The Property of Hate by Sarah Jolley – Ongoing series

There’s something whimsical about going off to a dangerous dreamland with an incompetent, anthropomorphized TV set. At least, there is in The Property of Hate. The main character (a boy simply known as the Hero) is whisked away by a talking TV named RGB to an emotions-based wonderland, where he must stop the end of the world. The colorful art, unique world and memorable characters make this comic a joy to read. My only complaint is regarding its loads of expository dialogue. You know when 8-year-olds ask “Why?” about everything? Imagine that the answer to every “Why?” was a complicated issue of world building that would go and on and on. This kind of explanation should not be reserved for dialogue, but in action or imagery. This is admittedly easy territory for any adventure fantasy to veer into (and you have to remember that the main character is a kid), and the world of The Property of Hate is so enjoyable to look at that you don’t mind so much. It’s childish and it revels in this. The reader does, too.

Sin Titulo by Cameron Stewart – Completed series

The 2010 winner of the Eisner Award (often thought of as the Oscars for comics) for “Best Digital Comic,” Sin Titulo is a surreal mystery in which a man (Alex Mackay) searches to understand a recurring dream that haunts him, as well as the mysterious life of his grandfather. The events that follow the death of Alex’s grandfather are a psychological journey that blur the lines between dreaming and reality and lead to the unraveling of everything that Alex knows. The comic spends lot of time establishing mood and character, but never becomes tedious. The calms and squall lines of the plot are expertly placed so that the quiet parts give you a chance to breathe and let the more exciting stuff set in.

The character development can seem contrived at times, but the complexity of plot, setting and the resulting mood more than make up for it.

Prague Race by Petra Erika Nordlund – Ongoing series

​If you appreciate the kind of hand-drawn art in which you can see the care of every pencil mark, this is the comic for you. Prague Race follows three young adults: the outgoing Leona, the overly-anxious rich kid Colin and the kind-hearted Miko as they descend into an underworld of magical beings. The art style is an interesting combination of Disney energy and Tim Burton cute-creepiness. As opposed to The Property of Hate’s direct transport to another world, Prague Race is more of a slow burn when it comes to bringing in the strange world. This is one of those stories that you’re either going to hate or love depending on how you feel about the characters, as there is a great deal of focus on the dynamics between characters. Thankfully, I find the characters quirky and loveable, but it all depends on your taste.

Ghost Blade by Wang Ling – Ongoing series

​For stunning digital art, look no further than Ghost Blade. This webcomic tells the story of the fall of a kingdom in a fantasy world and the contemptuous relationship and general spite between humans and supernatural angel-like beings. The lore of the story isn’t anything you haven’t seen before, but the art of the comic and the emotion conveyed through this art bring new life to a story you’ve heard several times before. My biggest issue with this comic (prepare for the nitpickiest of nitpicks) is the font. The font is more fitting for a chat session with your BFF than it is for a grand tale of a crumbling kingdom.

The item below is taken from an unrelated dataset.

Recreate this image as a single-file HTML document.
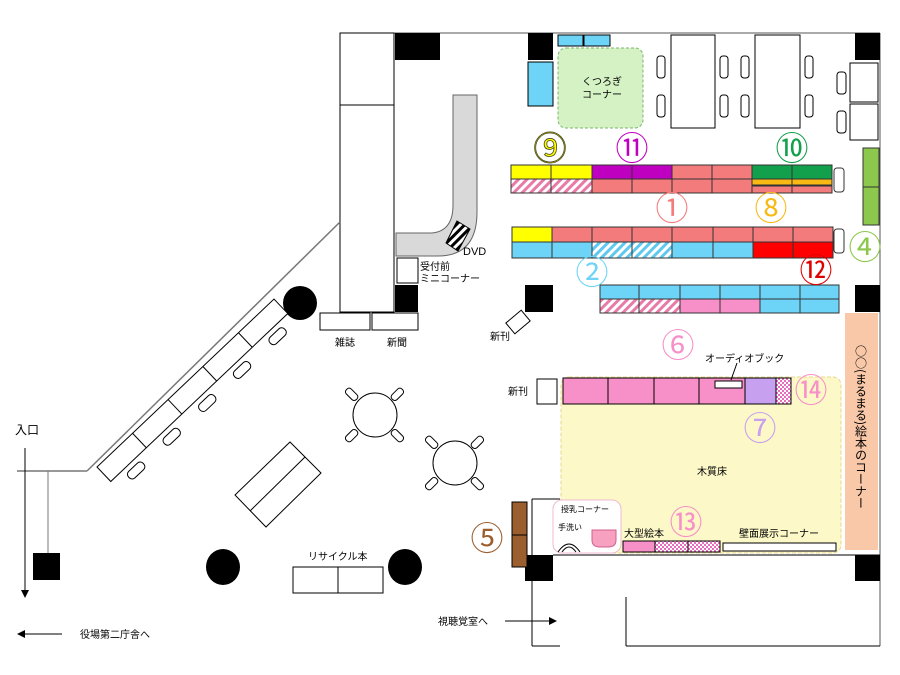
<!DOCTYPE html>
<html><head><meta charset="utf-8"><style>
html,body{margin:0;padding:0;background:#fff;}
svg{display:block;font-family:"Liberation Sans","Noto Sans CJK JP",sans-serif;}
</style></head><body>
<svg width="900" height="675" viewBox="0 0 900 675" xmlns="http://www.w3.org/2000/svg">
<defs>
<pattern id="ph" width="6" height="6" patternUnits="userSpaceOnUse" patternTransform="rotate(45)"><rect width="6" height="6" fill="#fff"/><rect width="3" height="6" fill="#e87aa8"/></pattern>
<pattern id="bh" width="6" height="6" patternUnits="userSpaceOnUse" patternTransform="rotate(45)"><rect width="6" height="6" fill="#fff"/><rect width="3" height="6" fill="#5fc8ef"/></pattern>
<pattern id="ck" width="4" height="4" patternUnits="userSpaceOnUse"><rect width="4" height="4" fill="#fff"/><rect width="2" height="2" fill="#e86cc0"/><rect x="2" y="2" width="2" height="2" fill="#e86cc0"/></pattern>
<pattern id="dv" width="6" height="6" patternUnits="userSpaceOnUse" patternTransform="rotate(45)"><rect width="6" height="6" fill="#fff"/><rect width="3" height="6" fill="#000"/></pattern>
</defs>
<g stroke="#000" fill="none" stroke-width="1">
<line x1="340" y1="33" x2="880" y2="33" stroke="#555"/>
<line x1="880" y1="33" x2="880" y2="646" stroke="#555"/>
<rect x="340" y="33" width="54" height="279" fill="#fff"/>
<line x1="340" y1="105" x2="394" y2="105"/>
<line x1="340" y1="222" x2="87" y2="471" stroke="#777" stroke-width="1.5"/>
<line x1="17" y1="471" x2="87" y2="471" stroke="#777" stroke-width="1.5"/>
<line x1="48" y1="471" x2="48" y2="553" stroke="#777"/>
<line x1="25" y1="448" x2="25" y2="592"/>
<line x1="532" y1="499" x2="560" y2="499"/>
<line x1="532" y1="499" x2="532" y2="646"/>
<line x1="532" y1="646" x2="560" y2="646"/>
<line x1="553" y1="555" x2="880" y2="555"/>
<line x1="626" y1="597" x2="626" y2="646"/>
<line x1="626" y1="646" x2="880" y2="646"/>
<line x1="505" y1="621" x2="550" y2="621"/>
<line x1="22" y1="634" x2="62" y2="634"/>
</g>
<polygon points="25,598 21,590 29,590" fill="#000"/>
<polygon points="557,621 549,617 549,625" fill="#000"/>
<polygon points="17,634 25,630 25,638" fill="#000"/>
<g fill="#000">
<rect x="395" y="33" width="45" height="27"/><rect x="528" y="33" width="25" height="27"/><rect x="855" y="33" width="25" height="27"/>
<rect x="395" y="285" width="23" height="27"/><rect x="525" y="285" width="28" height="27"/><rect x="855" y="285" width="25" height="27"/>
<rect x="525" y="555" width="28" height="26"/><rect x="855" y="555" width="25" height="26"/><rect x="33" y="553" width="27" height="27"/>
<circle cx="300" cy="303" r="17"/><ellipse cx="223" cy="567" rx="17" ry="18"/><ellipse cx="405" cy="567" rx="17" ry="18"/>
</g>
<g transform="translate(97,467) rotate(-43.5)" stroke="#000" fill="#fff">
<rect x="0" y="0" width="244" height="20"/>
<line x1="49" y1="0" x2="49" y2="20"/><line x1="98" y1="0" x2="98" y2="20"/><line x1="146" y1="0" x2="146" y2="20"/><line x1="195" y1="0" x2="195" y2="20"/>
<rect x="16" y="25" width="20" height="9" rx="4"/><rect x="65" y="25" width="20" height="9" rx="4"/><rect x="114" y="25" width="20" height="9" rx="4"/><rect x="162" y="25" width="20" height="9" rx="4"/><rect x="211" y="25" width="20" height="9" rx="4"/>
</g>
<g stroke="#000" fill="#fff">
<polygon points="290,442 321,473 266,527 235,495"/>
<line x1="305" y1="457" x2="250" y2="511"/>
</g>
<g stroke="#000" fill="#fff">
<circle cx="375" cy="415" r="22"/>
<rect x="345" y="391" width="14" height="7" rx="3" transform="rotate(45 352 394)"/>
<rect x="390" y="391" width="14" height="7" rx="3" transform="rotate(-45 397 394)"/>
<rect x="345" y="432" width="14" height="7" rx="3" transform="rotate(-45 352 436)"/>
<rect x="390" y="432" width="14" height="7" rx="3" transform="rotate(45 397 436)"/>
<circle cx="455" cy="463" r="22"/>
<rect x="425" y="439" width="14" height="7" rx="3" transform="rotate(45 432 442)"/>
<rect x="470" y="439" width="14" height="7" rx="3" transform="rotate(-45 477 442)"/>
<rect x="425" y="480" width="14" height="7" rx="3" transform="rotate(-45 432 484)"/>
<rect x="470" y="480" width="14" height="7" rx="3" transform="rotate(45 477 484)"/>
</g>
<g stroke="#000" fill="#fff">
<rect x="293" y="567" width="90" height="26"/><line x1="338" y1="567" x2="338" y2="593"/>
<rect x="320" y="313" width="50" height="17"/><rect x="372" y="313" width="46" height="17"/>
<rect x="397" y="258" width="21" height="25"/>
<rect x="508" y="315" width="20" height="14" transform="rotate(-40 518 322)"/>
</g>
<path d="M453,95 L477,95 L477,212 Q477,256 438,256 L396,256 L396,233 L432,233 Q453,231 453,205 Z" fill="#d9d9d9" stroke="#666"/>
<polygon points="457,221 470,229 458,251 446,243" fill="url(#dv)" stroke="#000"/>
<g stroke="#000">
<rect x="558" y="35" width="25" height="11" fill="#6dd3f7"/><rect x="584" y="35" width="26" height="11" fill="#6dd3f7"/>
<rect x="528" y="62" width="25" height="44" fill="#6dd3f7"/>
<rect x="558" y="48" width="85" height="80" rx="8" fill="#d5f2c5" stroke="#7cb46a" stroke-dasharray="3,2"/>
<g fill="#fff">
<rect x="671" y="35" width="44" height="93"/><rect x="755" y="35" width="45" height="93"/>
<rect x="657" y="56" width="8" height="22" rx="3"/><rect x="657" y="95" width="8" height="22" rx="3"/>
<rect x="720" y="56" width="8" height="22" rx="3"/><rect x="720" y="95" width="8" height="22" rx="3"/>
<rect x="741" y="56" width="8" height="22" rx="3"/><rect x="741" y="95" width="8" height="22" rx="3"/>
<rect x="805" y="56" width="8" height="22" rx="3"/><rect x="805" y="95" width="8" height="22" rx="3"/>
<rect x="850" y="63" width="28" height="39"/><rect x="850" y="104" width="28" height="36"/>
<rect x="837" y="72" width="9" height="22" rx="3"/><rect x="837" y="111" width="9" height="22" rx="3"/>
</g>
</g>
<g stroke="#333" stroke-width="1">
<rect x="511" y="165" width="40" height="14" fill="#ffff00"/><rect x="551" y="165" width="41" height="14" fill="#ffff00"/>
<rect x="592" y="165" width="40" height="14" fill="#c000c0"/><rect x="632" y="165" width="40" height="14" fill="#c000c0"/>
<rect x="672" y="165" width="40" height="14" fill="#f47b7b"/><rect x="712" y="165" width="40" height="14" fill="#f47b7b"/>
<rect x="752" y="165" width="40" height="14" fill="#13a04c"/><rect x="792" y="165" width="40" height="14" fill="#13a04c"/>
<rect x="511" y="179" width="40" height="14" fill="url(#ph)"/><rect x="551" y="179" width="41" height="14" fill="url(#ph)"/>
<rect x="592" y="179" width="40" height="14" fill="#f47b7b"/><rect x="632" y="179" width="40" height="14" fill="#f47b7b"/>
<rect x="672" y="179" width="40" height="14" fill="#f47b7b"/><rect x="712" y="179" width="40" height="14" fill="#f47b7b"/>
<rect x="752" y="179" width="40" height="6" fill="#f8b915"/><rect x="792" y="179" width="40" height="6" fill="#f8b915"/>
<rect x="752" y="186" width="40" height="7" fill="#f47b7b"/><rect x="792" y="186" width="40" height="7" fill="#f47b7b"/>
<rect x="834" y="168" width="10" height="24" rx="3" fill="#fff"/>
<rect x="512" y="227" width="40" height="15" fill="#ffff00"/>
<rect x="552" y="227" width="40" height="15" fill="#f47b7b"/><rect x="592" y="227" width="40" height="15" fill="#f47b7b"/><rect x="632" y="227" width="40" height="15" fill="#f47b7b"/><rect x="672" y="227" width="41" height="15" fill="#f47b7b"/><rect x="713" y="227" width="40" height="15" fill="#f47b7b"/><rect x="753" y="227" width="40" height="15" fill="#f47b7b"/><rect x="793" y="227" width="40" height="15" fill="#f47b7b"/>
<rect x="512" y="242" width="40" height="16" fill="#6dd3f7"/><rect x="552" y="242" width="40" height="16" fill="#6dd3f7"/>
<rect x="592" y="242" width="40" height="16" fill="url(#bh)"/><rect x="632" y="242" width="40" height="16" fill="url(#bh)"/>
<rect x="672" y="242" width="41" height="16" fill="#6dd3f7"/><rect x="713" y="242" width="40" height="16" fill="#6dd3f7"/>
<rect x="753" y="242" width="40" height="16" fill="#ff0000"/><rect x="793" y="242" width="40" height="16" fill="#ff0000"/>
<rect x="834" y="229" width="10" height="24" rx="3" fill="#fff"/>
<rect x="600" y="285" width="39" height="14" fill="#6dd3f7"/><rect x="639" y="285" width="41" height="14" fill="#6dd3f7"/><rect x="680" y="285" width="40" height="14" fill="#6dd3f7"/><rect x="720" y="285" width="40" height="14" fill="#6dd3f7"/><rect x="760" y="285" width="40" height="14" fill="#6dd3f7"/><rect x="800" y="285" width="39" height="14" fill="#6dd3f7"/>
<rect x="600" y="299" width="39" height="14" fill="url(#ph)"/><rect x="639" y="299" width="41" height="14" fill="url(#ph)"/>
<rect x="680" y="299" width="40" height="14" fill="#f78fc8"/><rect x="720" y="299" width="40" height="14" fill="#f78fc8"/>
<rect x="760" y="299" width="40" height="14" fill="#6dd3f7"/><rect x="800" y="299" width="39" height="14" fill="#6dd3f7"/>
<rect x="863" y="148" width="16" height="39" fill="#8cc84b"/><rect x="863" y="187" width="16" height="38" fill="#8cc84b"/>
</g>
<rect x="845" y="313" width="33" height="237" fill="#f8c8a8"/>
<rect x="561" y="377" width="280" height="176" rx="8" fill="#fcf8c8" stroke="#e8d890" stroke-dasharray="4,2"/>
<g stroke="#000">
<rect x="563" y="378" width="45" height="26" fill="#f78fc8"/><rect x="608" y="378" width="46" height="26" fill="#f78fc8"/><rect x="654" y="378" width="45" height="26" fill="#f78fc8"/><rect x="699" y="378" width="46" height="26" fill="#f78fc8"/>
<rect x="745" y="378" width="31" height="26" fill="#c8a0f0"/><rect x="776" y="378" width="15" height="26" fill="url(#ck)"/>
<rect x="715" y="381" width="27" height="7" fill="#fff"/>
<line x1="737" y1="363" x2="731" y2="380"/>
<rect x="537" y="379" width="20" height="25" fill="#fff"/>
<rect x="553" y="500" width="68" height="53" rx="9" fill="#fff" stroke="#f0b8d0"/>
<path d="M592,530 L616,530 L616,540 Q616,547 608,547 L600,547 Q592,547 592,540 Z" fill="#f7a0c0" stroke="#d06090"/>
<path d="M558,552 Q569,536 580,552" fill="none"/>
<path d="M562,552 Q569,542 576,552" fill="none"/>
<rect x="623" y="541" width="32" height="11" fill="#f78fc8"/><rect x="655" y="541" width="33" height="11" fill="url(#ck)"/><rect x="688" y="541" width="32" height="11" fill="url(#ck)"/>
<rect x="723" y="543" width="113" height="8" fill="#fff"/>
<rect x="512" y="502" width="15" height="33" fill="#9b5e2e"/><rect x="512" y="535" width="15" height="32" fill="#9b5e2e"/>
</g>
<g font-size="33" text-anchor="middle" font-family="'Noto Sans CJK JP','DejaVu Sans',sans-serif">
<text x="550" y="160" fill="#ffff00" stroke="#4a4a20" stroke-width="0.8">⑨</text>
<text x="632" y="160" fill="#c000c0">⑪</text>
<text x="792" y="160" fill="#13a04c">⑩</text>
<text x="672" y="220" fill="#f47b7b">①</text>
<text x="771" y="220" fill="#f8b915">⑧</text>
<text x="592" y="284" fill="#6dd3f7">②</text>
<text x="816" y="282" fill="#e00000">⑫</text>
<text x="865" y="259" fill="#8cc84b">④</text>
<text x="678" y="357" fill="#f78fc8">⑥</text>
<text x="811" y="402" fill="#f78fc8">⑭</text>
<text x="760" y="440" fill="#c8a0f0">⑦</text>
<text x="686" y="534" fill="#f78fc8">⑬</text>
<text x="487" y="550" fill="#9b5e2e">⑤</text>
</g>
<g font-size="10" fill="#000">
<text x="582" y="85">くつろぎ</text><text x="582" y="98">コーナー</text>
<text x="463" y="255" font-size="11">DVD</text>
<text x="420" y="270">受付前</text><text x="420" y="282">ミニコーナー</text>
<text x="335" y="346">雑誌</text><text x="387" y="346">新聞</text>
<text x="490" y="340">新刊</text>
<text x="508" y="395">新刊</text>
<text x="705" y="362">オーディオブック</text>
<text x="697" y="475">木質床</text>
<text x="561" y="512" font-size="8">授乳コーナー</text>
<text x="558" y="530" font-size="8">手洗い</text>
<text x="624" y="537">大型絵本</text>
<text x="739" y="537">壁面展示コーナー</text>
<text x="308" y="560">リサイクル本</text>
<text x="15" y="434" font-size="12">入口</text>
<text x="438" y="625">視聴覚室へ</text>
<text x="80" y="638">役場第二庁舎へ</text>
</g>
<text x="861" y="345" font-size="12" font-family="'Noto Sans CJK JP',sans-serif" style="writing-mode:vertical-rl" fill="#000">○○(まるまる)絵本のコーナー</text>
</svg>
</body></html>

So, if you love fantastic artwork and epic story and you choose not to care about font (supposedly because you don’t have your priorities straight), then check out Ghost Blade.

Hark! A Vagrant by Kate Beaton – Ongoing strips

I originally got into Hark! A Vagrant because of the series of Macbeth parody strips a friend had showed me. Then I spent hours pressing the “Random” button on the website, endlessly entertained by everything Kate Beaton had to offer.

Her work mostly consists of short one to four panel strips that reference history, literature, and pop culture in general. Whether you love literary references or Top Gun references or just like laughter and joy in general, you’re bound to like Hark! A Vagrant. It may be the only non-series on the list but it’s bound to take up the majority of your time – it’s that great!.